Colonization of Free Blacks. Memorial of Leonard Dugged, George A. Bailey, and 240 other free colored persons of California, praying Congress to provide means for their colonization for some country in which their color will not be a badge of degradation [caption title].
In 1862, California African-Americans petition Congress. These African Americans want to emigrate from America to live free of prejudice and inequality.
As the Civil War continues, over 200 African-American Californians seek relief from Congress for racial discrimination. The petition begins this:
This memorial of colored persons, natives of the United States, and residents of California, respectfully showeth:
That in view of the many disadvantages which the colored population of the United States labor under—their being deprived of many of the most important privileges of citizenship, and denied the rights and franchises freely extended to all other native-born citizens, and also to every other class of aliens; their being marked out, not only by law, but also by public sentiment, which is stronger or more effective than law, as an inferior and degraded caste, prevented by the force of circumstances from engaging in honorable or lucrative employments, thus being in a great measure prevented from leading a life either honorable to themselves or useful to their country—a strong and rapidly increasing feeling has grown up among a large portion of the free colored population (probably already a majority of the whole) in favor of emigration to those countries where color is not considered a badge of degradation, and has ceased to act as a barrier to honorable advancement.
While there is considerable diversity of opinion as to the best location to migrate to, some preferring Africa, some the British West India Islands, some Hayti, some South America and Central America, they all seem to agree that either is preferable to remaining under the disabilities imposed upon them in the land of their birth, and a very large majority look upon the first and last named regions, Africa and Central America, as offering greater inducements than any other localities to the industrious emigrant.

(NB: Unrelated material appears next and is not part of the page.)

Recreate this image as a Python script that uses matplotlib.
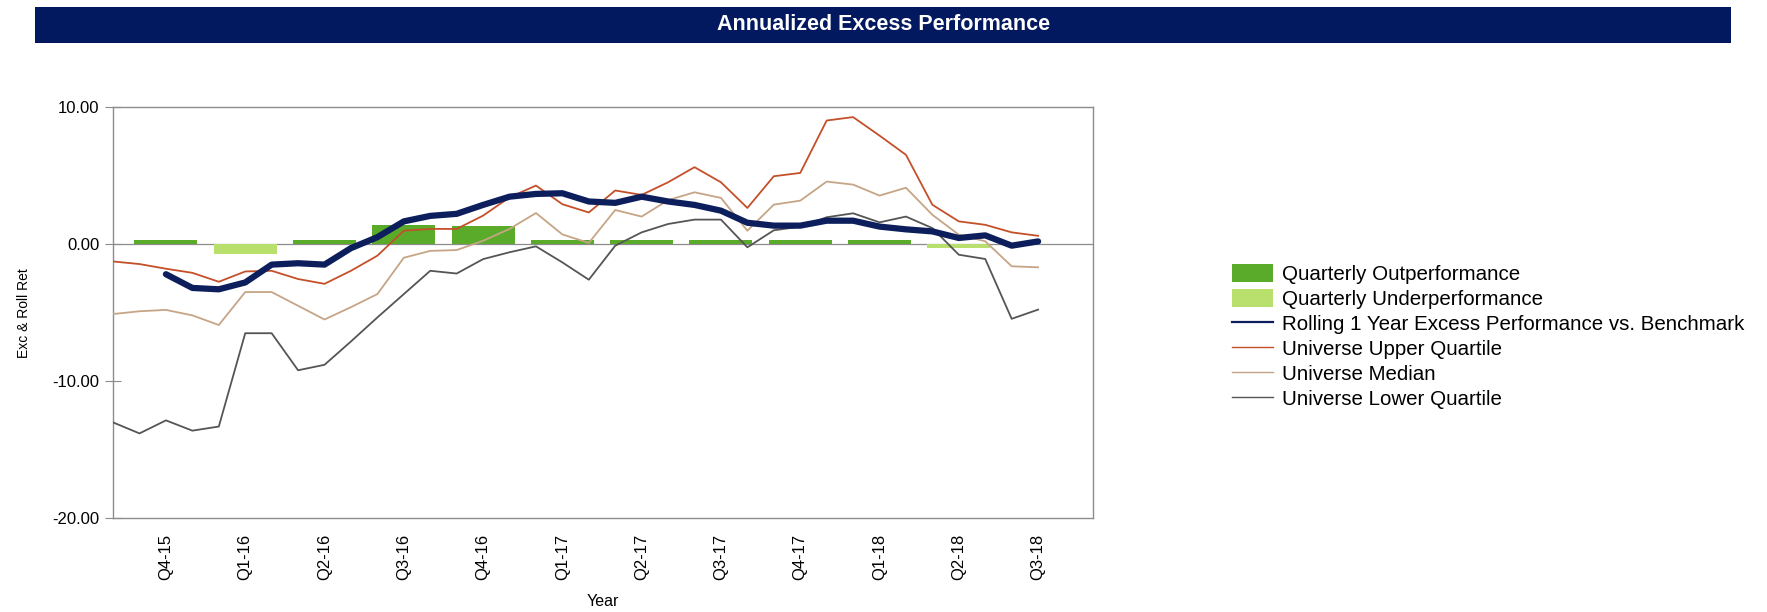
import numpy as np
import matplotlib
matplotlib.use('Agg')
import matplotlib.pyplot as plt
from matplotlib.patches import Rectangle, Patch
from matplotlib.lines import Line2D

plt.rcParams['font.family'] = ['Liberation Sans', 'DejaVu Sans']

# Monthly series (first point = Oct-15, last = Sep-18)
upper_quartile = [-1.27, -1.46, -1.8, -2.1, -2.75, -2.0, -1.95, -2.55, -2.9, -1.95,
                  -0.85, 0.97, 1.1, 1.1, 2.07, 3.4, 4.26, 2.9, 2.3, 3.9,
                  3.58, 4.5, 5.6, 4.5, 2.63, 4.94, 5.18, 9.0, 9.25, 7.9,
                  6.5, 2.86, 1.65, 1.4, 0.85, 0.6]
median = [-5.1, -4.9, -4.8, -5.2, -5.9, -3.5, -3.5, -4.5, -5.5, -4.6,
          -3.65, -1.0, -0.5, -0.44, 0.24, 1.1, 2.26, 0.7, 0.08, 2.48,
          2.0, 3.2, 3.77, 3.36, 0.97, 2.87, 3.16, 4.55, 4.33, 3.53,
          4.1, 2.13, 0.68, 0.2, -1.62, -1.7]
lower_quartile = [-13.0, -13.8, -12.85, -13.6, -13.3, -6.5, -6.5, -9.2, -8.8, -7.1,
                  -5.35, -3.65, -1.95, -2.15, -1.1, -0.6, -0.17, -1.34, -2.6, -0.12,
                  0.85, 1.46, 1.78, 1.78, -0.24, 1.0, 1.27, 1.95, 2.24, 1.58,
                  2.0, 1.16, -0.78, -1.09, -5.45, -4.78]
# Rolling 1 year excess starts at Dec-15
rolling_1yr = [-2.2, -3.2, -3.3, -2.8, -1.5, -1.4, -1.5, -0.3, 0.5, 1.65,
               2.05, 2.2, 2.85, 3.45, 3.65, 3.7, 3.1, 3.0, 3.45, 3.1,
               2.85, 2.43, 1.55, 1.34, 1.34, 1.7, 1.7, 1.27, 1.07, 0.92,
               0.44, 0.63, -0.12, 0.19]

# Quarterly excess returns
quarters = ['Q4-15', 'Q1-16', 'Q2-16', 'Q3-16', 'Q4-16', 'Q1-17',
            'Q2-17', 'Q3-17', 'Q4-17', 'Q1-18', 'Q2-18', 'Q3-18']
quarterly_excess = [0.3, -0.7, 0.3, 1.35, 1.3, 0.3, 0.3, 0.3, 0.3, 0.3, -0.3, 0.0]

# Colours
OUT_COLOR = '#5aab2a'
UNDER_COLOR = '#b9e06c'
ROLL_COLOR = '#0c1e5b'
UPPER_COLOR = '#c4502a'
MEDIAN_COLOR = '#c6a586'
LOWER_COLOR = '#555555'
TITLE_BG = '#02195f'
SPINE_COLOR = '#8c8c8c'

fig = plt.figure(figsize=(17.67, 6.12), dpi=100)
ax = fig.add_axes([0.0640, 0.1528, 0.5546, 0.6727])

months = np.arange(len(upper_quartile))
q_pos = np.arange(len(quarters)) * 3 + 2
roll_x = months[2:2 + len(rolling_1yr)]

# Bars
bar_colors = [OUT_COLOR if v >= 0 else UNDER_COLOR for v in quarterly_excess]
ax.bar(q_pos, quarterly_excess, width=2.38, color=bar_colors, zorder=2)
ax.axhline(0, color=SPINE_COLOR, lw=0.9, zorder=1)

# Lines
ax.plot(months, upper_quartile, color=UPPER_COLOR, lw=1.3, zorder=3)
ax.plot(months, median, color=MEDIAN_COLOR, lw=1.3, zorder=3)
ax.plot(months, lower_quartile, color=LOWER_COLOR, lw=1.3, zorder=3)
ax.plot(roll_x, rolling_1yr, color=ROLL_COLOR, lw=4.5, zorder=4,
        solid_capstyle='round', solid_joinstyle='round')

ax.set_xlim(0, 37.08)
ax.set_ylim(-20, 10)
ax.set_yticks([-20, -10, 0, 10])
ax.set_yticklabels(['%.2f' % v for v in [-20, -10, 0, 10]], fontsize=12)
ax.set_xticks(q_pos)
ax.set_xticklabels(quarters, rotation=90, fontsize=12)
ax.tick_params(axis='x', length=0, pad=11)
ax.tick_params(axis='y', direction='inout', length=12, color=SPINE_COLOR, pad=4)
for s in ax.spines.values():
    s.set_color(SPINE_COLOR)
    s.set_linewidth(1.0)

ax.set_xlabel('Year', fontsize=11.5, labelpad=10)
ax.set_ylabel('Exc & Roll Ret', fontsize=10, labelpad=15)

# Legend
handles = [
    Patch(facecolor=OUT_COLOR, edgecolor='none'),
    Patch(facecolor=UNDER_COLOR, edgecolor='none'),
    Line2D([], [], color=ROLL_COLOR, lw=1.6),
    Line2D([], [], color=UPPER_COLOR, lw=1.0),
    Line2D([], [], color=MEDIAN_COLOR, lw=1.0),
    Line2D([], [], color=LOWER_COLOR, lw=1.0),
]
labels = ['Quarterly Outperformance', 'Quarterly Underperformance',
          'Rolling 1 Year Excess Performance vs. Benchmark',
          'Universe Upper Quartile', 'Universe Median', 'Universe Lower Quartile']
fig.legend(handles, labels, loc='upper left', bbox_to_anchor=(1232 / 1767, 1 - 264 / 612),
           frameon=False, fontsize=14.8, borderpad=0, borderaxespad=0,
           handlelength=2.0, handleheight=1.0, handletextpad=0.42, labelspacing=0.23)

# Title bar
fig.patches.append(Rectangle((35 / 1767, 1 - 43 / 612), (1731 - 35) / 1767, 36 / 612,
                             transform=fig.transFigure, facecolor=TITLE_BG,
                             edgecolor='none', zorder=0))
fig.text(884 / 1767, 1 - 25 / 612, 'Annualized Excess Performance', color='white',
         fontsize=15.5, fontweight='bold', ha='center', va='center',
         family=['Liberation Sans Narrow', 'Liberation Sans', 'DejaVu Sans'])

fig.savefig('out.png', dpi=100)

We therefore pray your honorable body to grant assistance, in such manner as you may deem expedient, to colored natives of the United States who may desire to emigrate to Africa or the tropical regions of America.
The petition continues further until half way down page four; there begins, printed in type in two columns, until p6, the names of the Californian petitioners. It is interesting to note there is no mention of the ongoing Civil War. An eloquent and clear statement of racial discrimination and injustices against African Americans by African Americans.
Author Rudolph M. Lapp notes: “Nothing came of the petition, and the events of the Civil War undoubtedly overtook it. However, its timing suggests that a considerable number of California Negroes shared Frederick Douglass’s despair, that the Civil War would never benefit blacks.”
Description: Colonization of Free Blacks. Memorial of Leonard Dugged, George A. Bailey, and 240 other free colored persons of California, praying Congress to provide means for their colonization for some country in which their color will not be a badge of degradation [caption title].
37th Congress, 2d Session. House of Representatives. Mis. Doc. 31. [Washington: 1862]. 8vo. 6, [2, blank] pp. Removed from a bound volume; fine.
Lapp, Blacks in Gold Rush California (Yale, 1977).